→ Direction
Leave the pictures out, and retype all of the material exactly as written.

→ Information shown
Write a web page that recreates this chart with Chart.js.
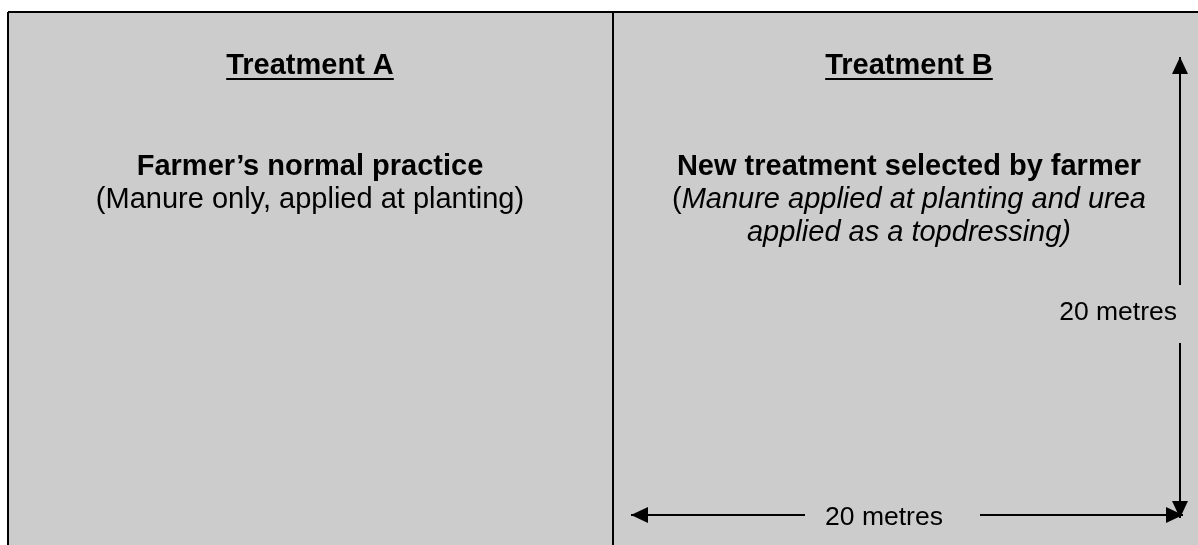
<!DOCTYPE html>
<html>
<head>
<meta charset="utf-8">
<title>Treatment layout</title>
<script src="https://cdn.jsdelivr.net/npm/chart.js@4.4.1/dist/chart.umd.min.js"></script>
<style>
  html, body { margin: 0; padding: 0; background: #fff; }
  canvas { display: block; }
</style>
</head>
<body>
<canvas id="layout-chart" width="1198" height="545"></canvas>
<script>
// diagram content
var panelTitles = ['Treatment A', 'Treatment B'];
var panelPractices = ['Farmer\u2019s normal practice', 'New treatment selected by farmer'];
var panelNotes = [
  [ [['(Manure only, applied at planting)', 'normal']] ],
  [ [['(', 'normal'], ['Manure applied at planting and urea', 'italic']],
    [['applied as a topdressing)', 'italic']] ]
];
var dimensionLabels = ['20 metres', '20 metres'];

// diagram geometry, in drawing units (same range as the axes)
var frameTop = [[8, 12], [1198, 12]];
var frameLeft = [[8, 12], [8, 545]];
var frameDivider = [[613, 12], [613, 545]];
var heightArrow = [[1180, 57], [1180, 285], null, [1180, 343], [1180, 518]];
var widthArrow = [[631, 515], [805, 515], null, [980, 515], [1183, 515]];

// layout bits (text placement)
var layout = {
  panelCentre: [310, 909],
  titleY: 74,
  practiceY: 175,
  noteY: 208,
  lineGap: 33,
  heightLabel: { x: 1177, y: 320, align: 'right' },
  widthLabel: { x: 884, y: 525, align: 'center' }
};

var FONT = '"Liberation Sans", Arial, Helvetica, sans-serif';

function toPoints(list) {
  return list.map(function (p) { return p ? { x: p[0], y: p[1] } : { x: null, y: null }; });
}

function lineSet(list, arrows) {
  return {
    data: toPoints(list),
    borderColor: '#000',
    borderWidth: 2,
    pointRadius: 0,
    spanGaps: false,
    tension: 0,
    clip: false,
    arrows: arrows
  };
}

var backgroundPlugin = {
  id: 'background',
  beforeDraw: function (chart) {
    var c = chart.ctx, sx = chart.scales.x, sy = chart.scales.y;
    c.save();
    c.fillStyle = '#fff';
    c.fillRect(0, 0, chart.width, chart.height);
    var left = sx.getPixelForValue(frameLeft[0][0]);
    var top = sy.getPixelForValue(frameTop[0][1]);
    c.fillStyle = '#cccccc';
    c.fillRect(left, top, chart.width - left, chart.height - top);
    c.restore();
  }
};

var arrowPlugin = {
  id: 'arrowheads',
  afterDatasetsDraw: function (chart) {
    var c = chart.ctx;
    chart.data.datasets.forEach(function (ds, i) {
      if (!ds.arrows) return;
      var pts = chart.getDatasetMeta(i).data;
      var ends = [[pts[0], pts[1]], [pts[pts.length - 1], pts[pts.length - 2]]];
      ends.forEach(function (e) {
        var tip = e[0], from = e[1];
        var a = Math.atan2(tip.y - from.y, tip.x - from.x);
        var len = 17, half = 8;
        c.save();
        c.translate(tip.x, tip.y);
        c.rotate(a);
        c.beginPath();
        c.moveTo(0, 0);
        c.lineTo(-len, -half);
        c.lineTo(-len, half);
        c.closePath();
        c.fillStyle = '#000';
        c.fill();
        c.restore();
      });
    });
  }
};

function fontFor(style, size) {
  if (style === 'bold') return 'bold ' + size + 'px ' + FONT;
  if (style === 'italic') return 'italic ' + size + 'px ' + FONT;
  return size + 'px ' + FONT;
}

function drawRuns(c, runs, cx, y, size) {
  var total = 0;
  runs.forEach(function (r) { c.font = fontFor(r[1], size); total += c.measureText(r[0]).width; });
  var x = cx - total / 2;
  runs.forEach(function (r) {
    c.font = fontFor(r[1], size);
    c.fillText(r[0], x, y);
    x += c.measureText(r[0]).width;
  });
}

var textPlugin = {
  id: 'panelText',
  afterDatasetsDraw: function (chart) {
    var c = chart.ctx, sx = chart.scales.x, sy = chart.scales.y;
    c.save();
    c.fillStyle = '#000';
    c.textBaseline = 'alphabetic';
    c.textAlign = 'left';
    panelTitles.forEach(function (title, i) {
      var cx = sx.getPixelForValue(layout.panelCentre[i]);
      var ty = sy.getPixelForValue(layout.titleY);
      c.font = fontFor('bold', 29);
      var w = c.measureText(title).width;
      c.fillText(title, cx - w / 2, ty);
      c.fillRect(cx - w / 2, ty + 4, w, 2);

      drawRuns(c, [[panelPractices[i], 'bold']], cx, sy.getPixelForValue(layout.practiceY), 29);
      panelNotes[i].forEach(function (runs, k) {
        drawRuns(c, runs, cx, sy.getPixelForValue(layout.noteY + k * layout.lineGap), 29);
      });
    });

    c.font = fontFor('normal', 26.5);
    [layout.heightLabel, layout.widthLabel].forEach(function (p, i) {
      c.textAlign = p.align;
      c.fillText(dimensionLabels[i], sx.getPixelForValue(p.x), sy.getPixelForValue(p.y));
    });
    c.restore();
  }
};

var layoutChart = new Chart(document.getElementById('layout-chart'), {
  type: 'line',
  data: {
    datasets: [
      lineSet(frameTop, false),
      lineSet(frameLeft, false),
      lineSet(frameDivider, false),
      lineSet(heightArrow, true),
      lineSet(widthArrow, true)
    ]
  },
  options: {
    responsive: false,
    animation: false,
    events: [],
    layout: { padding: 0 },
    plugins: {
      legend: { display: false },
      tooltip: { enabled: false },
      title: { display: false }
    },
    scales: {
      x: { type: 'linear', min: 0, max: 1198, display: false },
      y: { type: 'linear', min: 0, max: 545, reverse: true, display: false }
    }
  },
  plugins: [backgroundPlugin, arrowPlugin, textPlugin]
});
</script>
</body>
</html>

→ Solution to the problem
Write a web page that recreates this chart with Chart.js.
<!DOCTYPE html>
<html>
<head>
<meta charset="utf-8">
<title>Treatment layout</title>
<script src="https://cdn.jsdelivr.net/npm/chart.js@4.4.1/dist/chart.umd.min.js"></script>
<style>
  html, body { margin: 0; padding: 0; background: #fff; }
  canvas { display: block; }
</style>
</head>
<body>
<canvas id="layout-chart" width="1198" height="545"></canvas>
<script>
// diagram content
var panelTitles = ['Treatment A', 'Treatment B'];
var panelPractices = ['Farmer\u2019s normal practice', 'New treatment selected by farmer'];
var panelNotes = [
  [ [['(Manure only, applied at planting)', 'normal']] ],
  [ [['(', 'normal'], ['Manure applied at planting and urea', 'italic']],
    [['applied as a topdressing)', 'italic']] ]
];
var dimensionLabels = ['20 metres', '20 metres'];

// diagram geometry, in drawing units (same range as the axes)
var frameTop = [[8, 12], [1198, 12]];
var frameLeft = [[8, 12], [8, 545]];
var frameDivider = [[613, 12], [613, 545]];
var heightArrow = [[1180, 57], [1180, 285], null, [1180, 343], [1180, 518]];
var widthArrow = [[631, 515], [805, 515], null, [980, 515], [1183, 515]];

// layout bits (text placement)
var layout = {
  panelCentre: [310, 909],
  titleY: 74,
  practiceY: 175,
  noteY: 208,
  lineGap: 33,
  heightLabel: { x: 1177, y: 320, align: 'right' },
  widthLabel: { x: 884, y: 525, align: 'center' }
};

var FONT = '"Liberation Sans", Arial, Helvetica, sans-serif';

function toPoints(list) {
  return list.map(function (p) { return p ? { x: p[0], y: p[1] } : { x: null, y: null }; });
}

function lineSet(list, arrows) {
  return {
    data: toPoints(list),
    borderColor: '#000',
    borderWidth: 2,
    pointRadius: 0,
    spanGaps: false,
    tension: 0,
    clip: false,
    arrows: arrows
  };
}

var backgroundPlugin = {
  id: 'background',
  beforeDraw: function (chart) {
    var c = chart.ctx, sx = chart.scales.x, sy = chart.scales.y;
    c.save();
    c.fillStyle = '#fff';
    c.fillRect(0, 0, chart.width, chart.height);
    var left = sx.getPixelForValue(frameLeft[0][0]);
    var top = sy.getPixelForValue(frameTop[0][1]);
    c.fillStyle = '#cccccc';
    c.fillRect(left, top, chart.width - left, chart.height - top);
    c.restore();
  }
};

var arrowPlugin = {
  id: 'arrowheads',
  afterDatasetsDraw: function (chart) {
    var c = chart.ctx;
    chart.data.datasets.forEach(function (ds, i) {
      if (!ds.arrows) return;
      var pts = chart.getDatasetMeta(i).data;
      var ends = [[pts[0], pts[1]], [pts[pts.length - 1], pts[pts.length - 2]]];
      ends.forEach(function (e) {
        var tip = e[0], from = e[1];
        var a = Math.atan2(tip.y - from.y, tip.x - from.x);
        var len = 17, half = 8;
        c.save();
        c.translate(tip.x, tip.y);
        c.rotate(a);
        c.beginPath();
        c.moveTo(0, 0);
        c.lineTo(-len, -half);
        c.lineTo(-len, half);
        c.closePath();
        c.fillStyle = '#000';
        c.fill();
        c.restore();
      });
    });
  }
};

function fontFor(style, size) {
  if (style === 'bold') return 'bold ' + size + 'px ' + FONT;
  if (style === 'italic') return 'italic ' + size + 'px ' + FONT;
  return size + 'px ' + FONT;
}

function drawRuns(c, runs, cx, y, size) {
  var total = 0;
  runs.forEach(function (r) { c.font = fontFor(r[1], size); total += c.measureText(r[0]).width; });
  var x = cx - total / 2;
  runs.forEach(function (r) {
    c.font = fontFor(r[1], size);
    c.fillText(r[0], x, y);
    x += c.measureText(r[0]).width;
  });
}

var textPlugin = {
  id: 'panelText',
  afterDatasetsDraw: function (chart) {
    var c = chart.ctx, sx = chart.scales.x, sy = chart.scales.y;
    c.save();
    c.fillStyle = '#000';
    c.textBaseline = 'alphabetic';
    c.textAlign = 'left';
    panelTitles.forEach(function (title, i) {
      var cx = sx.getPixelForValue(layout.panelCentre[i]);
      var ty = sy.getPixelForValue(layout.titleY);
      c.font = fontFor('bold', 29);
      var w = c.measureText(title).width;
      c.fillText(title, cx - w / 2, ty);
      c.fillRect(cx - w / 2, ty + 4, w, 2);

      drawRuns(c, [[panelPractices[i], 'bold']], cx, sy.getPixelForValue(layout.practiceY), 29);
      panelNotes[i].forEach(function (runs, k) {
        drawRuns(c, runs, cx, sy.getPixelForValue(layout.noteY + k * layout.lineGap), 29);
      });
    });

    c.font = fontFor('normal', 26.5);
    [layout.heightLabel, layout.widthLabel].forEach(function (p, i) {
      c.textAlign = p.align;
      c.fillText(dimensionLabels[i], sx.getPixelForValue(p.x), sy.getPixelForValue(p.y));
    });
    c.restore();
  }
};

var layoutChart = new Chart(document.getElementById('layout-chart'), {
  type: 'line',
  data: {
    datasets: [
      lineSet(frameTop, false),
      lineSet(frameLeft, false),
      lineSet(frameDivider, false),
      lineSet(heightArrow, true),
      lineSet(widthArrow, true)
    ]
  },
  options: {
    responsive: false,
    animation: false,
    events: [],
    layout: { padding: 0 },
    plugins: {
      legend: { display: false },
      tooltip: { enabled: false },
      title: { display: false }
    },
    scales: {
      x: { type: 'linear', min: 0, max: 1198, display: false },
      y: { type: 'linear', min: 0, max: 545, reverse: true, display: false }
    }
  },
  plugins: [backgroundPlugin, arrowPlugin, textPlugin]
});
</script>
</body>
</html>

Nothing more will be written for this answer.